• [Exercise goal] Reproduce, word for word, every line from the first one down to the line containing "y_ticks = [-3, -2, -1, 0, 1, 2, 3]", and nothing else.

• [Data lines]
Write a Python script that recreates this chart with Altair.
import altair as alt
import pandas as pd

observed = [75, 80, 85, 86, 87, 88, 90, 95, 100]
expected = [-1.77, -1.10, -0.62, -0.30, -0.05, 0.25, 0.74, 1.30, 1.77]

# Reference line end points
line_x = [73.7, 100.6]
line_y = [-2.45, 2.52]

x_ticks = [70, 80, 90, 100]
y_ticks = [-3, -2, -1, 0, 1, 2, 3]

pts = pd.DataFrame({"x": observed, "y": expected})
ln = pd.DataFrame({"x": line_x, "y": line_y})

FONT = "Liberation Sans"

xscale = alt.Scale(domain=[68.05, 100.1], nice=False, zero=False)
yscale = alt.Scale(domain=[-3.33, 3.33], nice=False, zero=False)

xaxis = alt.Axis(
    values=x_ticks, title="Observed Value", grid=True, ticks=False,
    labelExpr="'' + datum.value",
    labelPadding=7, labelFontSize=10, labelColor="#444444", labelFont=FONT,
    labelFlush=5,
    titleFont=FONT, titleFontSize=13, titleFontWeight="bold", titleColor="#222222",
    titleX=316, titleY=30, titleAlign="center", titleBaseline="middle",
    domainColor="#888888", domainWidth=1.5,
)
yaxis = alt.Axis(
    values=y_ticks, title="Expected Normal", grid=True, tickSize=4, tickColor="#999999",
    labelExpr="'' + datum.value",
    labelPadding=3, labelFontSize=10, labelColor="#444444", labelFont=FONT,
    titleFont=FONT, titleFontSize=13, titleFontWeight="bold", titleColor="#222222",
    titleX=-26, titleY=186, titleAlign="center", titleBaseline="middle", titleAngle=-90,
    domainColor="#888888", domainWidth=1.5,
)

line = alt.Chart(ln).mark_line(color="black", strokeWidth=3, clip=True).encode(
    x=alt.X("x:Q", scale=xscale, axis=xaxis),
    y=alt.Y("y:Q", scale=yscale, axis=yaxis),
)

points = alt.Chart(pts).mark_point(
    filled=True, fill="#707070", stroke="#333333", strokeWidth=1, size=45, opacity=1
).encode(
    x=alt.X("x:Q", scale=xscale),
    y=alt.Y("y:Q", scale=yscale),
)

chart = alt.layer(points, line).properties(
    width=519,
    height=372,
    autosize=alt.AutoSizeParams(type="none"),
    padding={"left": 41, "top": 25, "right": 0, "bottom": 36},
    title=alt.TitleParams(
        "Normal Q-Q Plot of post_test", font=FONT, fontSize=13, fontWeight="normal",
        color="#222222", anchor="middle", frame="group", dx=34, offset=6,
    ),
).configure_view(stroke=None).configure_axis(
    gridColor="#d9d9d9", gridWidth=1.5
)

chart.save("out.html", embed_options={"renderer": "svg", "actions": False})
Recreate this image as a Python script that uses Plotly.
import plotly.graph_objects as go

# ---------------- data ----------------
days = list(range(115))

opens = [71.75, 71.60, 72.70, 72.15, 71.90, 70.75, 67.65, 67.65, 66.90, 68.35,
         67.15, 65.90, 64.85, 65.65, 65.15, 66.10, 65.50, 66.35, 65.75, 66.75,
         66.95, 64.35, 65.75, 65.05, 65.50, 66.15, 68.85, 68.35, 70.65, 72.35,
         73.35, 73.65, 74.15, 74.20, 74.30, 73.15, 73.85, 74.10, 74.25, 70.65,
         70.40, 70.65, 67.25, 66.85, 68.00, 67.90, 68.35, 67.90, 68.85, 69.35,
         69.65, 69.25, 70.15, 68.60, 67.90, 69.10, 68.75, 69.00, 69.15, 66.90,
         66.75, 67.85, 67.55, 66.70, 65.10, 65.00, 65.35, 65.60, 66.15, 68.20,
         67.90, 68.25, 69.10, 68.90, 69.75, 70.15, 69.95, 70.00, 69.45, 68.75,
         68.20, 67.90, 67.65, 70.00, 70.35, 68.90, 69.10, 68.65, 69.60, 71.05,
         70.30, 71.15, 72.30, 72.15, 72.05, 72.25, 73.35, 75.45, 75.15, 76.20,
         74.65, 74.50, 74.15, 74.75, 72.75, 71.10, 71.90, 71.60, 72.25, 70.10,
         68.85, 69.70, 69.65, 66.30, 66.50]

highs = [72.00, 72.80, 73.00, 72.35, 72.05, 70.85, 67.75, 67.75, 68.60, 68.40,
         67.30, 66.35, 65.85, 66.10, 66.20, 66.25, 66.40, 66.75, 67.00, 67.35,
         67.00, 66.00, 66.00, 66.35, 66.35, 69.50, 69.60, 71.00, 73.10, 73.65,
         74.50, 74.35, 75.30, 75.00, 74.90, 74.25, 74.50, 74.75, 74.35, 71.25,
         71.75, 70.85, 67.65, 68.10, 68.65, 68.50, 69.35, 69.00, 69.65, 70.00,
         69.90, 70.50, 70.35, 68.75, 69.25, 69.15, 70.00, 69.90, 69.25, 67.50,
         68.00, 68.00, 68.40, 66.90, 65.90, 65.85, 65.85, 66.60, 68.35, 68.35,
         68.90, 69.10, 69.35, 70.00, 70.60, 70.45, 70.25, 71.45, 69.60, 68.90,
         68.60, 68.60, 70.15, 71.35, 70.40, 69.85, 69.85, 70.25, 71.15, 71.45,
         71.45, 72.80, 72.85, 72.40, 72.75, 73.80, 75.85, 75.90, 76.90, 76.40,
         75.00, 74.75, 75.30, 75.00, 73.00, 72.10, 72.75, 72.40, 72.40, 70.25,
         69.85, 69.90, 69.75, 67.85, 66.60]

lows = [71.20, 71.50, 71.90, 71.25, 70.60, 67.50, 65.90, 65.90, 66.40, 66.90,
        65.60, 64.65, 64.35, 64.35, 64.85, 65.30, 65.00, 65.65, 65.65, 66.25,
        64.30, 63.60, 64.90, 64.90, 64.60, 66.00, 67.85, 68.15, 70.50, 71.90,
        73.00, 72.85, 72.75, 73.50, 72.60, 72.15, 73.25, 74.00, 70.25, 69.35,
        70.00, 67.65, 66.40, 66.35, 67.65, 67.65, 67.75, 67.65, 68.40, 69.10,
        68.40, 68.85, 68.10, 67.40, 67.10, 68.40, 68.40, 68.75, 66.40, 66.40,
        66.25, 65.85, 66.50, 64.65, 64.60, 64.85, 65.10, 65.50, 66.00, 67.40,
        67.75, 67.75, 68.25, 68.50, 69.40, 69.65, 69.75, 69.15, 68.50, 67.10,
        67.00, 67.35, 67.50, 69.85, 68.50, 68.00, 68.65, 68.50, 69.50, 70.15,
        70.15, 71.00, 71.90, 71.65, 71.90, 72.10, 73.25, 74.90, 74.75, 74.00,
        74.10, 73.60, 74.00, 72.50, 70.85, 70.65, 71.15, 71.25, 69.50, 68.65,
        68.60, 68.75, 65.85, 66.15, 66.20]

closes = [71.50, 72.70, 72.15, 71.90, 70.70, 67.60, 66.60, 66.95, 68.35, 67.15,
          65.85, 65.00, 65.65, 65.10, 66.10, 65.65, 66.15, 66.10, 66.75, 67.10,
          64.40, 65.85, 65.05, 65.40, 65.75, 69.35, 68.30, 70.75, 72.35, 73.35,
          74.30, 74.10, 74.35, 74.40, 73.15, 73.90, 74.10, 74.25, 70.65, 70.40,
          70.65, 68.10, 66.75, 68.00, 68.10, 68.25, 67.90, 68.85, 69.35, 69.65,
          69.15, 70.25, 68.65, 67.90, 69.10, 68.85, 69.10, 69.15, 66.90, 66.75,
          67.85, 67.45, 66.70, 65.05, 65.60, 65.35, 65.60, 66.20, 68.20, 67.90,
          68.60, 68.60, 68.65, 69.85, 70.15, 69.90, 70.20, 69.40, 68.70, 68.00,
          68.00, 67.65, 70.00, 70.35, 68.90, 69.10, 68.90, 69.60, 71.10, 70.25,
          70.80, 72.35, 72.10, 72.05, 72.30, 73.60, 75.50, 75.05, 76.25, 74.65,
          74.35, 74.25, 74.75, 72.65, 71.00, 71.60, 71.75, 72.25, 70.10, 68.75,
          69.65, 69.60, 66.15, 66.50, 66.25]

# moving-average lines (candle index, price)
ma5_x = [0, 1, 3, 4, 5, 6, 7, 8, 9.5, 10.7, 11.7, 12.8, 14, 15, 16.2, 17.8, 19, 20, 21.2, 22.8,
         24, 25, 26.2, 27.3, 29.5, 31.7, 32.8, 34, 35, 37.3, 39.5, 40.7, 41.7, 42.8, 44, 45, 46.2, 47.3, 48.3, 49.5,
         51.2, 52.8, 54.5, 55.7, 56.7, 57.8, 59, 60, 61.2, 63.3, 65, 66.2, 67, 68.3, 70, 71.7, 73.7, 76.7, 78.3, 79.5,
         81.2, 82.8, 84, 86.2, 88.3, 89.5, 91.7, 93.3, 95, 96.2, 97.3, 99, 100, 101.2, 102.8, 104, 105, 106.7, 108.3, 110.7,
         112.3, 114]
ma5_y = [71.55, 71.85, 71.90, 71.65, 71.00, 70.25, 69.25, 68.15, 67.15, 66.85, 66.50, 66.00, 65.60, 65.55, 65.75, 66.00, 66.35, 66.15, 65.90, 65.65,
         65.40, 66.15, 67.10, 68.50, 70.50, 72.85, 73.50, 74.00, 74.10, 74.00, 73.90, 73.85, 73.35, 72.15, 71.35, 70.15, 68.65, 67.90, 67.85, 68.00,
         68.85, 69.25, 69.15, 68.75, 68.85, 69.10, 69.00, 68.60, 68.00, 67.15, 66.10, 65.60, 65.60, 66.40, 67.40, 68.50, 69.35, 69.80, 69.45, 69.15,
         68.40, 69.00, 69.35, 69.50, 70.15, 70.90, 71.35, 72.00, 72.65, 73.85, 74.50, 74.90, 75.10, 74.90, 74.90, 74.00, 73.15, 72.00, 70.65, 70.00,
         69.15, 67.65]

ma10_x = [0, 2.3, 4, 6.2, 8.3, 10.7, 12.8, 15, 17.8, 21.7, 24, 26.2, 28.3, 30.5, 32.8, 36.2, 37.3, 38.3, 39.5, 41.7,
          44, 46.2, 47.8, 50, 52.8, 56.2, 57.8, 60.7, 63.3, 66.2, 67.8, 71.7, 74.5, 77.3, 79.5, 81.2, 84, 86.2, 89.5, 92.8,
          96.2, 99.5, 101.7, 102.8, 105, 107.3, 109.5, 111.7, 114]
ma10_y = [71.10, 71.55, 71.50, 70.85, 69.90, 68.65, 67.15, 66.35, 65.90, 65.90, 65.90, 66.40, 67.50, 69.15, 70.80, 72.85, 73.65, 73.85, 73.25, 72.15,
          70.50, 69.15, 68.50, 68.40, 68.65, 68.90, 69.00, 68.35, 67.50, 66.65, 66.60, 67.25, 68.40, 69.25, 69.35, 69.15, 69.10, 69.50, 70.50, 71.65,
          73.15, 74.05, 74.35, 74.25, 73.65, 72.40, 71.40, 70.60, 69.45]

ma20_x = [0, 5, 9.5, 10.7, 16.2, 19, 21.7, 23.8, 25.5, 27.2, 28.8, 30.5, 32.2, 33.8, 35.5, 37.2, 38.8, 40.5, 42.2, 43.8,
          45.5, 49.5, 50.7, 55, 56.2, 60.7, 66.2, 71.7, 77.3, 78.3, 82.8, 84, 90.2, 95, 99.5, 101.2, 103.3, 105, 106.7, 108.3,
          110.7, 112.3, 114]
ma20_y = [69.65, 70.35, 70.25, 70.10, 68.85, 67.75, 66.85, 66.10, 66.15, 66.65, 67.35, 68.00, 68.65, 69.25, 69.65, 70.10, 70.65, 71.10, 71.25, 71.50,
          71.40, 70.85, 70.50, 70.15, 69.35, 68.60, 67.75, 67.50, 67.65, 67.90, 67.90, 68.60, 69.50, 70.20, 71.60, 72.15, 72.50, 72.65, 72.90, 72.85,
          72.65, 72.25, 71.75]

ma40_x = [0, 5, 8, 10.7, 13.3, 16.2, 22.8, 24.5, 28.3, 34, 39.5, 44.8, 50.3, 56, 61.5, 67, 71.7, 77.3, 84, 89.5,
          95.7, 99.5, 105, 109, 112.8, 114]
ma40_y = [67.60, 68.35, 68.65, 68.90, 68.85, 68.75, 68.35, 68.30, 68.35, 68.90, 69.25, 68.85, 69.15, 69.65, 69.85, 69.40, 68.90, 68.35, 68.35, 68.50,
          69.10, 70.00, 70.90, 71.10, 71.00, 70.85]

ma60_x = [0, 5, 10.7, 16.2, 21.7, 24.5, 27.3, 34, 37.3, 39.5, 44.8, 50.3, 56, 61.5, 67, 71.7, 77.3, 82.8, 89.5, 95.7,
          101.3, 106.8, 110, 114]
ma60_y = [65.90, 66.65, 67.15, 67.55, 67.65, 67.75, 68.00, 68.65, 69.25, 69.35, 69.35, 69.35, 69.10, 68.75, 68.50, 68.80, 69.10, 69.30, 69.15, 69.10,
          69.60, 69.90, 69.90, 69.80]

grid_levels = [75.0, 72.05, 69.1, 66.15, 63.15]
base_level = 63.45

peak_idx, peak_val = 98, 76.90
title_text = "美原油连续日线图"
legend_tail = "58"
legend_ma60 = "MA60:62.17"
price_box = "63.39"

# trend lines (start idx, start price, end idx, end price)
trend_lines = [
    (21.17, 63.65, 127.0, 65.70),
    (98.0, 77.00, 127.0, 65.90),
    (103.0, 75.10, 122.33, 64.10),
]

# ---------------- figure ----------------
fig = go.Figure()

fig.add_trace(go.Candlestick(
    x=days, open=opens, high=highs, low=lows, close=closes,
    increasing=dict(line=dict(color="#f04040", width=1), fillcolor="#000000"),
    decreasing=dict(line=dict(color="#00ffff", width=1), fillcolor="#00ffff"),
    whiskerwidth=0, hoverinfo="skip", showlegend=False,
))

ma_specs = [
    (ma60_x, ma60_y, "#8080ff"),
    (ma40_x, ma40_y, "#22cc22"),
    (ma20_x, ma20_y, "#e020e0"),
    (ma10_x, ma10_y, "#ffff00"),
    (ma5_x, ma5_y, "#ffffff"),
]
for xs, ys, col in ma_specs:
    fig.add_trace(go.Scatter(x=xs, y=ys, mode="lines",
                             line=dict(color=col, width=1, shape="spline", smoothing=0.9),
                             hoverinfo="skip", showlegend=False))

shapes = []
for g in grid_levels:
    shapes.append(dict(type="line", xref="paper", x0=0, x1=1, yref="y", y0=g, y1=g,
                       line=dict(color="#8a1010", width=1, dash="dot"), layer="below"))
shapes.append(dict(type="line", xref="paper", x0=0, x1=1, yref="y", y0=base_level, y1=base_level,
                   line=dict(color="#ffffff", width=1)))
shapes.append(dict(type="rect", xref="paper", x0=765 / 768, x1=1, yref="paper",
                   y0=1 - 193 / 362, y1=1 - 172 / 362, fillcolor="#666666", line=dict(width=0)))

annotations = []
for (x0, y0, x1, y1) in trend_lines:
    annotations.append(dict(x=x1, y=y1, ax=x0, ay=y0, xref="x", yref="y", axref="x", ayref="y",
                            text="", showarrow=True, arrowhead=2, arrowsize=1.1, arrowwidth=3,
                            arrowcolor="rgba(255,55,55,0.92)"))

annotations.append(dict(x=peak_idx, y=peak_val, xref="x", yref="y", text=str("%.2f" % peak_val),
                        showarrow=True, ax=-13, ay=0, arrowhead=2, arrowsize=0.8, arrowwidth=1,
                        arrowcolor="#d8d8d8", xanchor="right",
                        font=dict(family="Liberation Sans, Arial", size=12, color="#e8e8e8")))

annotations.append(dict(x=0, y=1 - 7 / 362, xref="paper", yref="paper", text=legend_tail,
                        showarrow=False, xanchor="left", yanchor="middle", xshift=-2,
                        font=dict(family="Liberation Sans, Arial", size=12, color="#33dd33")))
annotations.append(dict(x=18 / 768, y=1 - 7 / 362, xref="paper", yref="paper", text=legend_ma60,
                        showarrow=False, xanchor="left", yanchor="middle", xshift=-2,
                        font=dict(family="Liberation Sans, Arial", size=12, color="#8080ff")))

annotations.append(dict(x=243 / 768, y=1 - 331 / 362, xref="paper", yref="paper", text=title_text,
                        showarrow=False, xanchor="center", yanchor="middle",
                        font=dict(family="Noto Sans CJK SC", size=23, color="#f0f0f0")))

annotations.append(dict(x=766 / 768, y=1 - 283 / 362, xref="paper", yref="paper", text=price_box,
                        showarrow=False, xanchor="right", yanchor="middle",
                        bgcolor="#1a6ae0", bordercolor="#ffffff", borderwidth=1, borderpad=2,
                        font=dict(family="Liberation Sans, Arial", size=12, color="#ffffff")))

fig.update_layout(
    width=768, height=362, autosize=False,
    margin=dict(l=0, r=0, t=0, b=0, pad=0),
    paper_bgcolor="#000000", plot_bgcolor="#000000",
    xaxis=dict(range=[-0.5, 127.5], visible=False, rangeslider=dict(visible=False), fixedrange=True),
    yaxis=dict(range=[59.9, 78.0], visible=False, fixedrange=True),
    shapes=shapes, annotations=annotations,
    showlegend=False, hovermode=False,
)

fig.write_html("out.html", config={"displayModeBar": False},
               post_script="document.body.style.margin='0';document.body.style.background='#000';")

• [Response to the task]
Write a Python script that recreates this chart with Altair.
import altair as alt
import pandas as pd

observed = [75, 80, 85, 86, 87, 88, 90, 95, 100]
expected = [-1.77, -1.10, -0.62, -0.30, -0.05, 0.25, 0.74, 1.30, 1.77]

# Reference line end points
line_x = [73.7, 100.6]
line_y = [-2.45, 2.52]

x_ticks = [70, 80, 90, 100]
y_ticks = [-3, -2, -1, 0, 1, 2, 3]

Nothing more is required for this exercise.